É política nova, mas só de noite

Em uma conferência para escritores, em 2008, o moçambicano Mia Couto contou um curioso caso que presenciou em 1989, quando da chegada à Ilha de Inhaca de uma equipe de técnicos das Nações Unidas, junto aos quais serviu de tradutor.

Dentre as diversas dificuldades de comunicação entre “cientistas” e “população local”, colocou-se o problema de alguns porcos selvagens que, à noite, atacavam as lavouras. Os pesquisadores queriam abater os animais, solução simples e rápida. Mas os locais não demonstraram gostar da solução. Passados alguns dias, certa noite um grupo de velhos foi bater à porta da missão estrangeira. Transcrevo, a partir daqui, trecho do texto de Mia Couto:

“Já à noite, um grupo de velhos me veio bater à porta. Solicitavam que chamasse os estrangeiros para que o assunto dos porcos fosse esclarecido. Os consultores lá vieram, admirados pelo fato de lhes termos interrompido o sono.
– É por causa dos porcos selvagens
– O que têm os porcos?
– É que não são bem porcos…
– Então são o quê? – perguntaram eles, seguros de que uma criatura não pode ser e não ser ao mesmo tempo.
– Quase são porcos, mas não são os “próprios” porcos.
O esclarecimento ia de mal a pior. Os porcos eram definidos em termos cada vez mais vagos (…). O zoólogo, já cansado, pegou num manual de identificação e exibiu uma fotografia de um porco selvagem.
Os ilhéus olharam e disseram: “É este mesmo”. Os cientistas sorriram satisfeitos, mas o sabor da vitória foi breve, pois um dos nhacas acrescentou: “Sim, o animal é esse, mas só de noite” (…).

Não sei como se resolveu o problema de classificação zoológica, uma vez que Mia Couto não nos apresenta o desenlace da história, que serve em sua palestra como ilustração dos problemas que cercam a linguagem e a comunicação (ou não) entre os povos. Mas gosto desses porcos, como metáfora.

Fazem-me pensar em Marina, a velha política acriana, escolada na arte dos acordos eleitorais, com vários mandatos nas costas e por anos titular de um ministério. Tirem, por favor, as crianças da sala, pois o que vou dizer é grave: dificilmente se é eleita deputada, senadora e se chega a ministra de estado sem, de alguma maneira, participar do jogo político. Não aqui e nem neste tempo histórico, pois o sistema eleitoral vigente impõe que se ceda a certos acordos de modo a viabilizar, inclusive materialmente, as campanhas eleitorais.

Até os pesos de papel do Ministério do Meio Ambiente sabem que Marina tem projeto e visão de Estado: à frente do MMA, deu poder às ONG´s, inclusive estrangeiras.
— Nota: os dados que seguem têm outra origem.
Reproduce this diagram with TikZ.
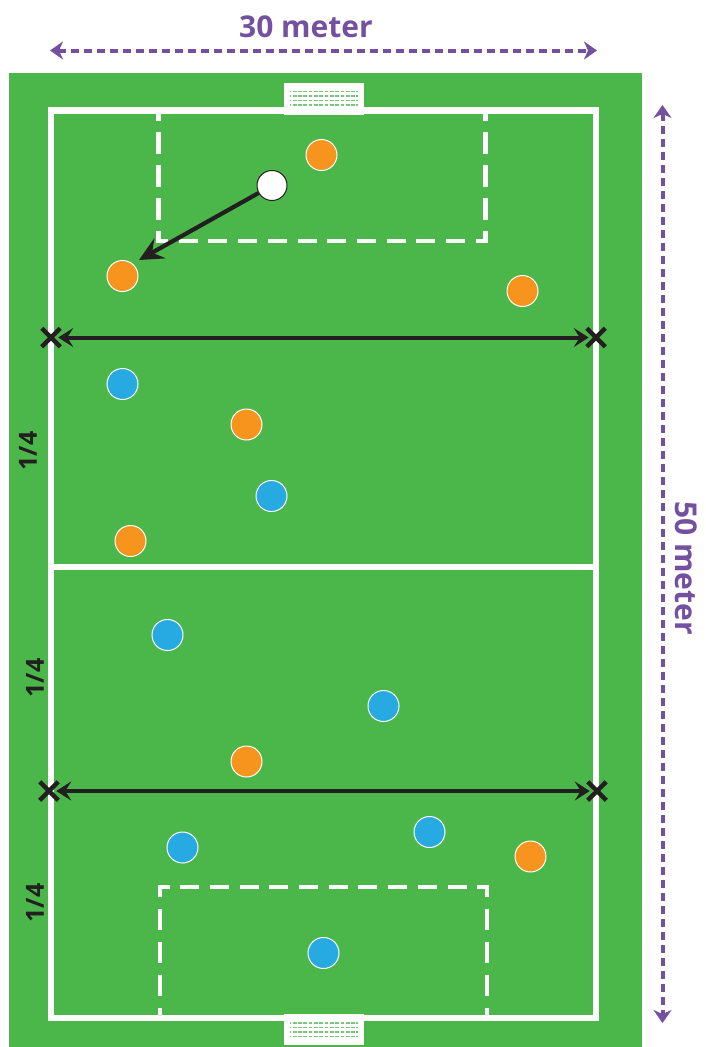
\documentclass[tikz,border=0pt]{standalone}
\usepackage{fontspec}
\setmainfont{Open Sans}
\usetikzlibrary{arrows.meta,shapes.misc}
\definecolor{pitch}{RGB}{75,183,74}
\definecolor{org}{RGB}{247,148,30}
\definecolor{blu}{RGB}{39,170,225}
\definecolor{purp}{RGB}{115,80,160}
\definecolor{blk}{RGB}{35,31,32}
\tikzset{
 x=1pt,y=-1pt,
 fieldline/.style={draw=white,line width=6.2pt},
 penv/.style={draw=white,line width=4.3pt,dash pattern=on 21.5pt off 11.5pt},
 penh/.style={draw=white,line width=4.3pt,dash pattern=on 19pt off 10.7pt},
 player/.style={circle,draw=white,line width=1pt,minimum size=31pt,inner sep=0pt},
 orange/.style={player,fill=org},
 blue/.style={player,fill=blu},
 ball/.style={circle,draw=blk,line width=1pt,fill=white,minimum size=30pt,inner sep=0pt},
 xmark/.style={cross out,draw=blk,line width=4.5pt,minimum size=14pt,inner sep=0pt},
 measure/.style={draw=purp,line width=4pt,dash pattern=on 8pt off 5pt,{Stealth[length=13pt,width=18pt,inset=4pt]}-{Stealth[length=13pt,width=18pt,inset=4pt]}},
 span/.style={draw=blk,line width=4pt,shorten <=-2pt,shorten >=-2pt,{Stealth[length=15pt,width=19pt,inset=6pt]}-{Stealth[length=15pt,width=19pt,inset=6pt]}},
 pass/.style={draw=blk,line width=4.2pt,-{Stealth[length=24pt,width=23pt,inset=9pt]}},
 big/.style={font=\fontsize{30}{32}\selectfont\bfseries,text=purp,inner sep=0pt},
 quarter/.style={font=\fontsize{25}{27}\selectfont\bfseries,text=blk,inner sep=0pt,rotate=90},
 goalbox/.style={fill=white,draw=none},
 netline/.style={draw=pitch!75,line width=1.3pt},
}
\begin{document}
\begin{tikzpicture}
\useasboundingbox (0,0) rectangle (705,1047);
\fill[pitch] (9,73) rectangle (642,1047);
% field
\draw[fieldline] (51,110.5) rectangle (596,1018);
\draw[fieldline] (51,567) -- (596,567);
% penalty areas
\draw[penv,dash phase=9.5pt] (158.5,243) -- (158.5,110);
\draw[penv,dash phase=9.5pt] (485.5,243) -- (485.5,110);
\draw[penh,dash phase=7.5pt] (156.5,241.3) -- (487.5,241.3);
\draw[penv,dash phase=10pt] (160,885.5) -- (160,1018);
\draw[penv,dash phase=10pt] (487,885.5) -- (487,1018);
\draw[penh,dash phase=7.5pt] (158,887.3) -- (489,887.3);
% goals
\fill[goalbox] (284,83.3) rectangle (363.7,114.5);
\fill[goalbox] (284,1013.5) rectangle (363.7,1044.7);
\foreach \y in {91.5,96,100.5,105}{\draw[netline] (290,\y) -- (358,\y);}
\foreach \y in {1023,1027.5,1032,1036.5}{\draw[netline] (290,\y) -- (358,\y);}
\foreach \x in {292,297.3,...,358}{
 \draw[white,line width=1.6pt] (\x,89) -- (\x,108.5);
 \draw[white,line width=1.6pt] (\x,1020.5) -- (\x,1039.5);
}
% marks
\node[xmark] (xtl) at (51,337.5) {};
\node[xmark] (xtr) at (596,337.5) {};
\node[xmark] (xbl) at (49,791) {};
\node[xmark] (xbr) at (597,791) {};
\draw[span] (xtl) -- (xtr);
\draw[span] (xbl) -- (xbr);
% players
\node[orange] (o1) at (321.5,155) {};
\node[orange] (o2) at (122.5,276) {};
\node[orange] (o3) at (522.5,291) {};
\node[orange] (o4) at (246.5,424.5) {};
\node[orange] (o5) at (130.5,541) {};
\node[orange] (o6) at (246.5,761.5) {};
\node[orange] (o7) at (530.5,856.5) {};
\node[blue] (b1) at (122.5,384) {};
\node[blue] (b2) at (271.5,496) {};
\node[blue] (b3) at (167.5,635) {};
\node[blue] (b4) at (383.5,706) {};
\node[blue] (b5) at (182.5,847.5) {};
\node[blue] (b6) at (429.5,832) {};
\node[blue] (b7) at (323.5,953) {};
\node[ball] (w) at (272,185.5) {};
\coordinate (passtip) at (139,260);
\draw[pass] (w) -- (passtip);
% measures
\coordinate (ml) at (50,50.5);
\coordinate (mr) at (597,50.5);
\coordinate (mt) at (662.5,105);
\coordinate (mb) at (662.5,1023);
\draw[measure] (ml) -- (mr);
\draw[measure] (mt) -- (mb);
\node[big] (t30) at (306,27) {30 meter};
\node[big,rotate=-90] (t50) at (686,568) {50 meter};
\node[quarter] (q1) at (28,451) {1/4};
\node[quarter] (q2) at (35,678) {1/4};
\node[quarter] (q3) at (35,903) {1/4};
\end{tikzpicture}
\end{document}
Nomeou lideranças vinculadas a essas organizações para pastas de relevância (alguns deles, aliás, estão hoje na sua coordenação de campanha). Fracionou a principal autarquia do MMA, o Ibama (criando o “Instituto Chico Mendes”, que passou a responder pelas unidades de conservação), fracionando, portanto, a capacidade de atuação e fiscalização do órgão, porque a visão “marineira” ou “marinista” é a visão de Estado mínimo, de transferência de parte das responsabilidades do Estado para o “terceiro setor” (leia-se: ONG´s). Marina teria seguido com o desmonte do ministério, não houvesse entrado em rota de colisão com o PT e o presidente Lula e deixado a pasta.

Agora ela se apresenta como “nova política”. Mas o que há de novo em defender a autonomia do Banco Central e financiar a campanha com recursos de banqueiros e multinacionais? De certo Marina é nova só de noite, quando faz discursos pós-modernos, transversais, sistêmicos e ininteligíveis. E segue velha de dia, quando assina a cartilha da Neca Itaú Setúbal e do Gianetti. Ou talvez o contrário – quem entende, afinal?

Marina Silva precisa ser desmascarada. Seu projeto político precisa ser conhecido pelo povo brasileiro. Ela é a nova candidata do Sistema Financeiro Internacional. Marina não é um erro de cálculo, tampouco uma fatalidade. É a porta-voz dos interesses do velho e carcomido consenso de Washington.

Marina destruirá as lavouras que o povo brasileiro vem plantando desde 2002 com seu exército de porcos selvagens do mercado financeiro internacional. Com ela na presidência teremos, novamente, a noite do neoliberalismo a assombrar nosso futuro.